- Born: September 1822 Kilmannon, Queen's County
- Died: 16 February 1863 (aged 40-41) Dublin, Ireland
- Allegiance: United Kingdom
- Branch: British Army
- Rank: Sergeant
- Unit: 44th Regiment of Foot 53rd Regiment of Foot
- Conflicts: First Anglo-Sikh War Second Anglo-Sikh War Indian Mutiny
- Awards: Victoria Cross

= Denis Dynon =

Irish recipient of the Victoria Cross

Denis Dynon VC (September 1822 – 16 February 1863) was an Irish recipient of the Victoria Cross, the highest and most prestigious award for gallantry in the face of the enemy that can be awarded to British and Commonwealth forces.

==Details==
Born in Kilmannon, Queen's County, he first enlisted in the 44th Regiment of Foot, transferring into the 53rd Regiment of Foot in 1844. He served in the Sutlej Campaign of 1845-46 (battles of Aliwal and Sobraon) and the Punjab Campaign of 1848–49.
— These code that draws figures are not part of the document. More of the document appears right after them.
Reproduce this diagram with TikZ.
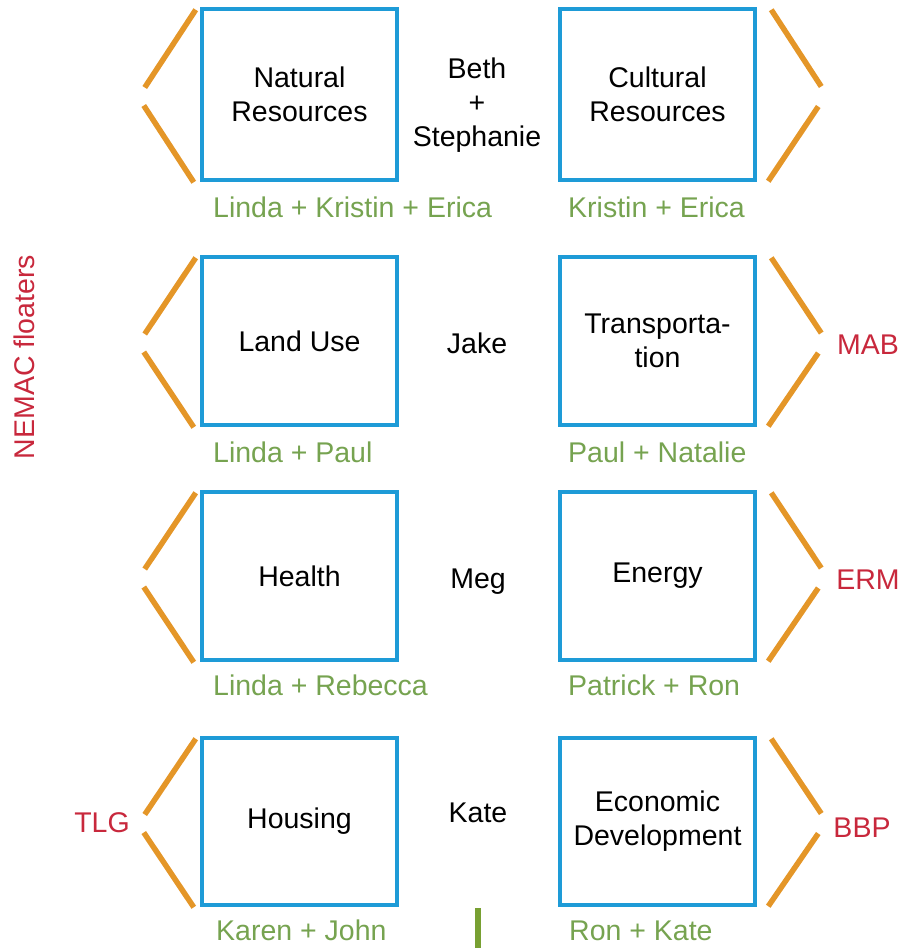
\documentclass[tikz,border=0pt]{standalone}
\usepackage{fontspec}
\setmainfont{Liberation Sans}
\usetikzlibrary{calc}
\definecolor{boxblue}{RGB}{30,155,215}
\definecolor{brorange}{RGB}{228,150,40}
\definecolor{namegreen}{RGB}{118,163,80}
\definecolor{labred}{RGB}{200,40,60}
\definecolor{bargreen}{RGB}{120,160,50}
\newcommand\drawLeftBr[1]{%
  \draw[bracket] ($(#1.north west)+(-4,3)$) -- ($(#1.west)+(-55,-7)$);
  \draw[bracket] ($(#1.west)+(-56,11)$) -- ($(#1.south west)+(-6,0)$);}
\newcommand\drawRightBr[1]{%
  \draw[bracket] ($(#1.north east)+(14,3)$) -- ($(#1.east)+(64,-8)$);
  \draw[bracket] ($(#1.east)+(61,12)$) -- ($(#1.south east)+(11,-1)$);}
\begin{document}
\begin{tikzpicture}[x=1pt,y=-1pt,
  font=\fontsize{28.5}{34}\selectfont,
  topic/.style={draw=boxblue, line width=4.5pt, minimum width=195pt, align=center, inner sep=0pt},
  bracket/.style={draw=brorange, line width=5.5pt},
  team/.style={text=namegreen, anchor=base west, inner sep=0pt},
  lead/.style={align=center, inner sep=0pt},
  floater/.style={text=labred, inner sep=0pt}]
\useasboundingbox (0,0) rectangle (903,948);
% topic boxes
\node[topic, minimum height=171pt] (nat) at (299.5,94.5) {Natural\\Resources};
\node[topic, minimum height=171pt] (cul) at (657.5,94.5) {Cultural\\Resources};
\node[topic, minimum height=168pt] (land) at (299.5,341) {Land Use};
\node[topic, minimum height=168pt] (trans) at (657.5,341) {Transporta-\\tion};
\node[topic, minimum height=168pt] (health) at (299.5,576) {Health};
\node[topic, minimum height=168pt] (energy) at (657.5,576) {Energy};
\node[topic, minimum height=167pt] (housing) at (299.5,821.5) {Housing};
\node[topic, minimum height=167pt] (econ) at (657.5,821.5) {Economic\\Development};
% leads
\node[lead] (beth) at (477,105) {Beth\\+\\Stephanie};
\node[lead, anchor=base] (jake) at (477,353) {Jake};
\node[lead, anchor=base] (meg) at (478,588) {Meg};
\node[lead, anchor=base] (kate) at (478,822) {Kate};
% teams
\node[team] (t1l) at (213,217) {Linda + Kristin + Erica};
\node[team] (t1r) at (568,217) {Kristin + Erica};
\node[team] (t2l) at (213,462) {Linda + Paul};
\node[team] (t2r) at (568,462) {Paul + Natalie};
\node[team] (t3l) at (213,695) {Linda + Rebecca};
\node[team] (t3r) at (568,695) {Patrick + Ron};
\node[team] (t4l) at (216,940) {Karen + John};
\node[team] (t4r) at (569,940) {Ron + Kate};
% floaters
\node[floater, rotate=90] (nemac) at (24,357) {NEMAC floaters};
\node[floater] (mab) at (868,345) {MAB};
\node[floater] (erm) at (868,580) {ERM};
\node[floater] (bbp) at (862,828) {BBP};
\node[floater] (tlg) at (102,823) {TLG};
% brackets
\drawLeftBr{nat}
\drawRightBr{cul}
\drawLeftBr{land}
\drawRightBr{trans}
\drawLeftBr{health}
\drawRightBr{energy}
\drawLeftBr{housing}
\drawRightBr{econ}
% green bar
\coordinate (barT) at (478,908);
\coordinate (barB) at (478,948);
\draw[bargreen, line width=6pt] (barT) -- (barB);
\end{tikzpicture}
\end{document}
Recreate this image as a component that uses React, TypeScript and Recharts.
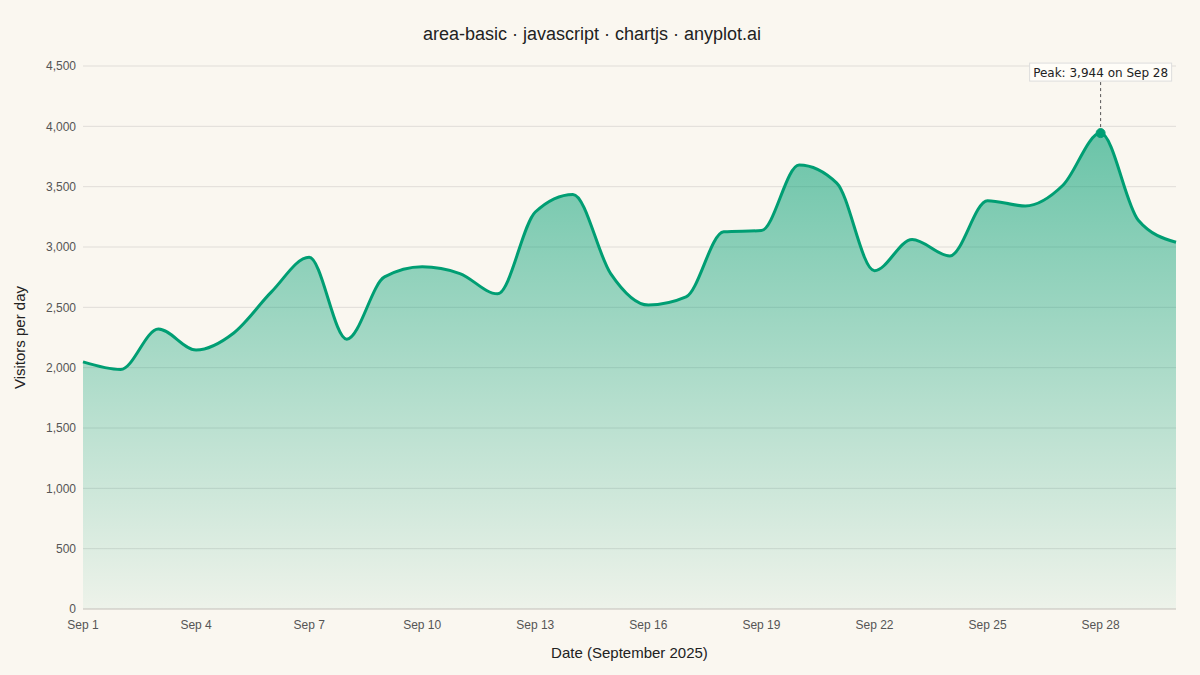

Dynon was about 35 years old, and a sergeant in the (later The King's Shropshire Light Infantry), British Army during the Indian Mutiny when the following deed took place on 2 October 1857 at Ghota Behar, India for which he and Lieutenant John Charles Campbell Daunt were awarded the VC:

53rd Regiment. No. 2165 Serjeant Denis Dynon

Lieutenant Daunt and Serjeant Dynon are recommended for conspicuous gallantry in action, on the 2nd of October, 1857, with the Mutineers of the Ramgurh Battalion at Ghota Behar, in capturing two guns, particularly the last, when they rushed at and captured it by pistoling the gunners, who were mowing the detachment down with grape, one-third of which were hors de combat at the time

==Further information==
He was forced to leave the army due to ill health and was admitted to Kilmainham Hospital in Dublin. He died on 16 February 1863. His burial place is unknown. His VC is on display in the Lord Ashcroft Gallery at the Imperial War Museum, London.